**Short problem**
Reproduce the listing below exactly, beginning with its first line and ending with the line that holds "from matplotlib.patches import Rectangle"; pictures are not part of the copy.

"""

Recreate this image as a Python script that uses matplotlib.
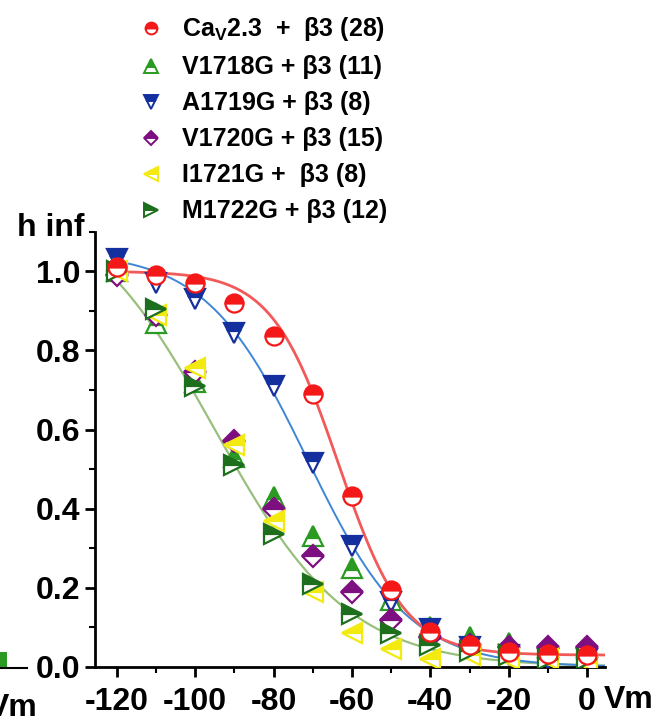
import numpy as np
import matplotlib
matplotlib.use("Agg")
import matplotlib.pyplot as plt
from matplotlib.lines import Line2D
from matplotlib.ticker import MultipleLocator
from matplotlib.patches import Rectangle

plt.rcParams['font.family'] = ['Liberation Sans', 'DejaVu Sans']
plt.rcParams['font.weight'] = 'bold'
plt.rcParams['axes.unicode_minus'] = False
plt.rcParams['mathtext.fontset'] = 'custom'
plt.rcParams['mathtext.rm'] = 'Liberation Sans:bold'
plt.rcParams['mathtext.bf'] = 'Liberation Sans:bold'

# voltage steps (mV)
vm = [-120, -110, -100, -90, -80, -70, -60, -50, -40, -30, -20, -10, 0]

# h inf
cav23 = [1.01, 0.99, 0.97, 0.92, 0.836, 0.69, 0.433, 0.195, 0.088, 0.055, 0.038, 0.033, 0.03]
v1718g = [1.0, 0.87, 0.72, 0.53, 0.43, 0.33, 0.25, 0.17, 0.10, 0.075, 0.06, 0.05, 0.05]
a1719g = [1.03, 0.97, 0.93, 0.845, 0.71, 0.515, 0.305, 0.165, 0.095, 0.05, 0.03, 0.02, 0.02]
v1720g = [0.99, 0.89, 0.745, 0.57, 0.40, 0.28, 0.19, 0.12, 0.075, 0.055, 0.05, 0.05, 0.05]
i1721g = [1.0, 0.89, 0.755, 0.56, 0.37, 0.19, 0.085, 0.045, 0.02, 0.03, 0.02, 0.02, 0.01]
m1722g = [1.0, 0.905, 0.71, 0.51, 0.335, 0.21, 0.135, 0.085, 0.055, 0.04, 0.03, 0.02, 0.02]

labels = ['Ca$_\\mathregular{V}$2.3  +  \u03b23 (28)', 'V1718G + \u03b23 (11)', 'A1719G + \u03b23 (8)',
          'V1720G + \u03b23 (15)', 'I1721G +  \u03b23 (8)', 'M1722G + \u03b23 (12)']

# Boltzmann fits (top, bottom, V1/2, k)
fit_wt = (1.0, 0.03, -63.5, 8.5)
fit_a1719g = (1.05, 0.0, -71.4, 13.0)
fit_v1718g = (1.2, 0.0, -95.0, 17.0)


def boltz(v, p):
    top, bot, vh, k = p
    return bot + (top - bot) / (1 + np.exp((v - vh) / k))


fig = plt.figure(figsize=(6.62, 7.21), dpi=100)
ax = fig.add_axes([0.1435, 0.0749, 0.7705, 0.6037])

vv = np.linspace(-120, 4.6, 300)
ax.plot(vv, boltz(vv, fit_v1718g), color='#98c07c', lw=1.6, zorder=2)
ax.plot(vv, boltz(vv, fit_a1719g), color='#3f86d6', lw=1.4, zorder=2)
ax.plot(vv, boltz(vv, fit_wt), color='#f25a5a', lw=2.0, zorder=2)

# data, marker, colour, marker size, legend marker size
series = [
    (v1718g, '^', '#2a9a22', 14, 9.5),
    (a1719g, 'v', '#14309e', 14, 9.5),
    (v1720g, 'D', '#7d0f80', 11, 7),
    (i1721g, '<', '#f2ea10', 14, 9.5),
    (m1722g, '>', '#1d6e1d', 14, 9.5),
    (cav23, 'o', '#f41818', 13, 8.5),
]
for vals, mk, c, ms, _ in series:
    ax.plot(vm, vals, ls='none', marker=mk, ms=ms, mfc=c, mec=c, mew=1.6,
            fillstyle='top', markerfacecoloralt='white', zorder=3)

ax.set_xlim(-125.6, 4.6)
ax.set_ylim(0, 1.1)
ax.xaxis.set_major_locator(MultipleLocator(20))
ax.xaxis.set_minor_locator(MultipleLocator(10))
ax.yaxis.set_minor_locator(MultipleLocator(0.1))
ax.set_yticks([0, 0.2, 0.4, 0.6, 0.8, 1.0])
ax.set_yticklabels(['0.0', '0.2', '0.4', '0.6', '0.8', '1.0'])
for s in ['top', 'right']:
    ax.spines[s].set_visible(False)
for s in ['left', 'bottom']:
    ax.spines[s].set_linewidth(2)
ax.tick_params(which='major', direction='out', length=7, width=2, labelsize=23)
ax.tick_params(which='minor', direction='out', length=4.3, width=1.5)
ax.tick_params(axis='x', which='major', pad=7.5)
ax.tick_params(axis='y', which='major', pad=3.5)
for t in ax.get_xticklabels() + ax.get_yticklabels():
    t.set_fontweight('bold')

fig.text(17 / 662, 1 - 236 / 721, 'h inf', fontsize=23, fontweight='bold', va='baseline')
fig.text(604 / 662, 1 - 708 / 721, 'Vm', fontsize=23, fontweight='bold', va='baseline')
# fragment of the neighbouring panel at the left edge
fig.text(-12 / 662, 1 - 716 / 721, 'Vm', fontsize=23, fontweight='bold', va='baseline')
fig.add_artist(Rectangle((0, 1 - 668 / 721), 7 / 662, 16 / 721, transform=fig.transFigure,
                         facecolor='#2a9a22', edgecolor='none'))
fig.add_artist(Line2D([0, 27 / 662], [1 - 668 / 721] * 2, transform=fig.transFigure, color='black', lw=1.5))

# legend
handles = [Line2D([], [], ls='none', marker=mk, ms=lms, mfc=c, mec=c, mew=1.4,
                  fillstyle='top', markerfacecoloralt='white') for _, mk, c, _, lms in series]
handles = [handles[5]] + handles[:5]
leg = fig.legend(handles, labels, loc='upper left', bbox_to_anchor=(0.19, 0.996),
                 frameon=False, prop={'size': 18, 'weight': 'bold'},
                 handlelength=1.0, handletextpad=0.75, labelspacing=0.48, borderpad=0.0)

fig.savefig('out.png', dpi=100)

"""

**Final result**
Recreate this image as a Python script that uses matplotlib.
import numpy as np
import matplotlib
matplotlib.use("Agg")
import matplotlib.pyplot as plt
from matplotlib.lines import Line2D
from matplotlib.ticker import MultipleLocator
from matplotlib.patches import Rectangle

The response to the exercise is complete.